In modern DevOps workflows, handling real-time data streams efficiently is crucial for building scalable applications. In this guide, we'll explore how to set up an event-driven pipeline using MongoDB, Docker, and Kafka to handle high-throughput data processing with ease.
Imagine an e-commerce platform processing millions of orders in real time. Our setup ensures seamless, fault-tolerant data streaming between services.
1. Why Event-Driven Architectures?
Traditional architectures struggle with real-time processing, batch jobs, and scalability. Event-driven systems address these problems by:
- Decoupling components for greater scalability.
- Processing data in real-time instead of batch operations.
- Enhancing fault tolerance through asynchronous messaging.
Kafka serves as the central message broker, while MongoDB acts as a persistent data store for event logs and structured data.
2. Setting Up MongoDB with Docker
To run MongoDB in a containerized environment, use the following Docker Compose setup:
version: '3.8'
services:
mongodb:
image: mongo:latest
container_name: mongodb
restart: always
ports:
- "27017:27017"
environment:
MONGO_INITDB_ROOT_USERNAME: root
MONGO_INITDB_ROOT_PASSWORD: example
volumes:
- mongodb_data:/data/db
volumes:
mongodb_data:
Run MongoDB with:
docker-compose up -d
Now, MongoDB is up and running on port 27017.

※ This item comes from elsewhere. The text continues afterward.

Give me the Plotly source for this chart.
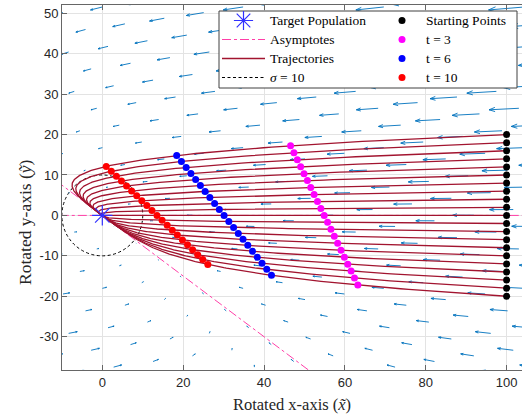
import numpy as np
import plotly.graph_objects as go

# ---------------- values ----------------
START_X = 100.0
START_Y = [-20, -18, -16, -14, -12, -10, -8, -6, -4, -2, 0,
           2, 4, 6, 8, 10, 12, 14, 16, 18, 20]
MARK_TIMES = [3, 6, 10]
MARK_NAMES = ["t = 3", "t = 6", "t = 10"]
MARK_COLORS = ["#FF00FF", "#0000FF", "#FF0000"]
FAST_RATE = 0.20          # decay rate along the horizontal asymptote
SLOW_RATE = 0.05          # decay rate along the slanted asymptote
ASYMPTOTE_SLOPES = [0.0, -0.75]
SIGMA = 10
TARGET_X = [0.0]
TARGET_Y = [0.0]
# quiver lattice, in the un-rotated frame (rotation cos=0.8, sin=0.6)
GRID_U = [-44.84, -37.88, -30.92, -23.96, -17.0, -10.04, -3.08, 3.88, 10.84,
          17.80, 24.76, 31.72, 38.68, 45.64, 52.60, 59.56, 66.52, 73.48,
          80.44, 87.40, 94.36, 101.32, 108.28, 115.24]
GRID_V = [-42.26, -35.30, -28.34, -21.38, -14.42, -7.46, -0.50, 6.46, 13.42,
          20.38, 27.34, 34.30, 41.26, 48.22, 55.18, 62.14, 69.10, 76.06,
          83.02, 89.98, 96.94, 103.90, 110.86]
ROT_COS, ROT_SIN = 0.8, 0.6
QUIVER_SCALE = 0.285
X_TICKS = [0, 20, 40, 60, 80, 100]
Y_TICKS = [-30, -20, -10, 0, 10, 20, 30, 40, 50]
X_RANGE = [-9.97, 103.8]
Y_RANGE = [-38.24, 52.05]

K = -ASYMPTOTE_SLOPES[1]


def solution(y0, t):
    e1 = np.exp(-FAST_RATE * np.asarray(t, dtype=float))
    e2 = np.exp(-SLOW_RATE * np.asarray(t, dtype=float))
    x = START_X * e1 + (y0 / K) * (e1 - e2)
    y = y0 * e2
    return x, y


def field(x, y):
    u = -FAST_RATE * x - (FAST_RATE - SLOW_RATE) * y / K
    v = -SLOW_RATE * y
    return u, v


def lg(name):
    return '<span style="font-size:13.5px">' + name + "</span>"


fig = go.Figure()

# ---- quiver ----
U, V = np.meshgrid(GRID_U, GRID_V)
qx = ROT_COS * U + ROT_SIN * V
qy = -ROT_SIN * U + ROT_COS * V
qu, qv = field(qx, qy)
qu = qu * QUIVER_SCALE
qv = qv * QUIVER_SCALE
alpha, beta = 0.2, 0.35
lx, ly = [], []
for x0, y0, du, dv in zip(qx.ravel(), qy.ravel(), qu.ravel(), qv.ravel()):
    hx, hy = x0 + du, y0 + dv
    lx += [x0, hx, None,
           hx - alpha * (du + beta * dv), hx, hx - alpha * (du - beta * dv), None]
    ly += [y0, hy, None,
           hy - alpha * (dv - beta * du), hy, hy - alpha * (dv + beta * du), None]
fig.add_trace(go.Scatter(x=lx, y=ly, mode="lines",
                         line=dict(color="#0072BD", width=0.9),
                         hoverinfo="skip", showlegend=False))

# ---- asymptotes ----
ax_x, ax_y = [], []
for m in ASYMPTOTE_SLOPES:
    xs = np.array([X_RANGE[0] - 5, X_RANGE[1] + 5])
    ax_x += list(xs) + [None]
    ax_y += list(m * xs) + [None]
fig.add_trace(go.Scatter(x=ax_x, y=ax_y, mode="lines", name=lg("Asymptotes"),
                         line=dict(color="#FF3FA8", width=1, dash="dashdot"),
                         legend="legend", legendrank=2))

# ---- trajectories ----
t_dense = np.linspace(0, 160, 900)
tx, ty = [], []
for y0 in START_Y:
    x, y = solution(y0, t_dense)
    tx += list(x) + [None]
    ty += list(y) + [None]
fig.add_trace(go.Scatter(x=tx, y=ty, mode="lines", name=lg("Trajectories"),
                         line=dict(color="#A2142F", width=1.3),
                         legend="legend", legendrank=3))

# ---- sigma circle (legend entry) ----
fig.add_shape(type="circle", xref="x", yref="y",
              x0=-SIGMA, x1=SIGMA, y0=-SIGMA, y1=SIGMA,
              line=dict(color="black", width=1, dash="3px,2.5px"),
              layer="between")
fig.add_trace(go.Scatter(x=[None], y=[None], mode="lines",
                         name=lg("<i>σ</i> = 10"),
                         line=dict(color="black", width=1, dash="3px,2.5px"),
                         legend="legend", legendrank=4))

# ---- points ----
fig.add_trace(go.Scatter(x=[START_X] * len(START_Y), y=START_Y, mode="markers",
                         name=lg("Starting Points"),
                         marker=dict(color="black", size=7),
                         legend="legend2", legendrank=1))
for i, (tm, nm, col) in enumerate(zip(MARK_TIMES, MARK_NAMES, MARK_COLORS)):
    px_, py_ = [], []
    for y0 in START_Y:
        x, y = solution(y0, tm)
        px_.append(float(x))
        py_.append(float(y))
    fig.add_trace(go.Scatter(x=px_, y=py_, mode="markers", name=lg(nm),
                             marker=dict(color=col, size=7),
                             legend="legend2", legendrank=2 + i))

fig.add_trace(go.Scatter(x=TARGET_X, y=TARGET_Y, mode="markers",
                         name=lg("Target Population"),
                         marker=dict(symbol="asterisk-open", size=17,
                                     color="#3030FF",
                                     line=dict(color="#3030FF", width=1.2)),
                         legend="legend", legendrank=1))

# ---- legend box ----
fig.add_shape(type="rect", xref="paper", yref="paper",
              x0=(219 - 62) / 460, x1=(517 - 62) / 460,
              y0=(370 - 88) / 365, y1=(370 - 11) / 365,
              fillcolor="white", line=dict(color="#404040", width=1),
              layer="above")

serif = "Liberation Serif, Times New Roman, serif"
sans = "Liberation Sans, Arial, sans-serif"
axis_common = dict(
    showline=True, linecolor="#666666", linewidth=1,
    ticks="inside", ticklen=4.6, tickcolor="#666666", tickwidth=1,
    showgrid=True, gridcolor="#e3e3e3", gridwidth=1, zeroline=False,
    tickfont=dict(family=sans, size=13, color="#262626"),
)
fig.update_layout(
    width=522, height=416,
    margin=dict(l=62, r=0, t=5, b=46),
    paper_bgcolor="white", plot_bgcolor="white",
    xaxis=dict(range=X_RANGE, tickvals=X_TICKS,
               ticktext=[str(v) for v in X_TICKS], mirror="ticks",
               title=dict(text="Rotated x-axis (<i>x\u0303</i>)",
                          font=dict(family=serif, size=16.5, color="#262626"),
                          standoff=9),
               **axis_common),
    yaxis=dict(range=Y_RANGE, tickvals=Y_TICKS,
               ticktext=[str(v) for v in Y_TICKS],
               **axis_common),
    legend=dict(x=(217 - 62) / 460, xanchor="left", y=(370 - 6) / 365,
                yanchor="top", bgcolor="rgba(0,0,0,0)", borderwidth=0,
                itemwidth=43, font=dict(family=serif, size=12, color="black")),
    legend2=dict(x=(378 - 62) / 460, xanchor="left", y=(370 - 6) / 365,
                 yanchor="top", bgcolor="rgba(0,0,0,0)", borderwidth=0,
                 itemwidth=38, font=dict(family=serif, size=12, color="black")),
    annotations=[dict(text="Rotated y-axis (<i>\u1ef9</i>)", textangle=-90,
                      xref="paper", yref="paper",
                      x=(25 - 62) / 460, y=(370 - 222) / 365,
                      xanchor="center", yanchor="middle", showarrow=False,
                      font=dict(family=serif, size=17.5, color="#262626"))],
)

fig.write_html("out.html")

3. Deploying Kafka in Docker
Kafka requires Zookeeper for coordination. We'll deploy both using Docker Compose:
services:
zookeeper:
image: confluentinc/cp-zookeeper:latest
container_name: zookeeper
environment:
ZOOKEEPER_CLIENT_PORT: 2181
ports:
- "2181:2181"
kafka:
image: confluentinc/cp-kafka:latest
container_name: kafka
depends_on:
- zookeeper
ports:
- "9092:9092"
environment:
KAFKA_BROKER_ID: 1
KAFKA_ZOOKEEPER_CONNECT: zookeeper:2181
KAFKA_ADVERTISED_LISTENERS: PLAINTEXT://localhost:9092
Start Kafka with:
docker-compose up -d
Check Kafka logs to confirm it's running:
docker logs -f kafka
4. Connecting Kafka & MongoDB
Kafka Connect enables data streaming between Kafka and MongoDB.
Step 1: Install MongoDB Kafka Connector
docker exec -it kafka bash
confluent-hub install mongodb/kafka-connect-mongodb:latest
Step 2: Configure Kafka Connector
Create a mongo-sink.json
file:
{
"name": "mongo-sink-connector",
"config": {
"connector.class": "com.mongodb.kafka.connect.MongoSinkConnector",
"topics": "events",
"connection.uri": "mongodb://root:example@mongodb:27017",
"database": "eventDB",
"collection": "eventLogs"
}
}
Apply the configuration:
curl -X POST -H "Content-Type: application/json" --data @mongo-sink.json http://localhost:8083/connectors
Now, Kafka will stream events directly into MongoDB!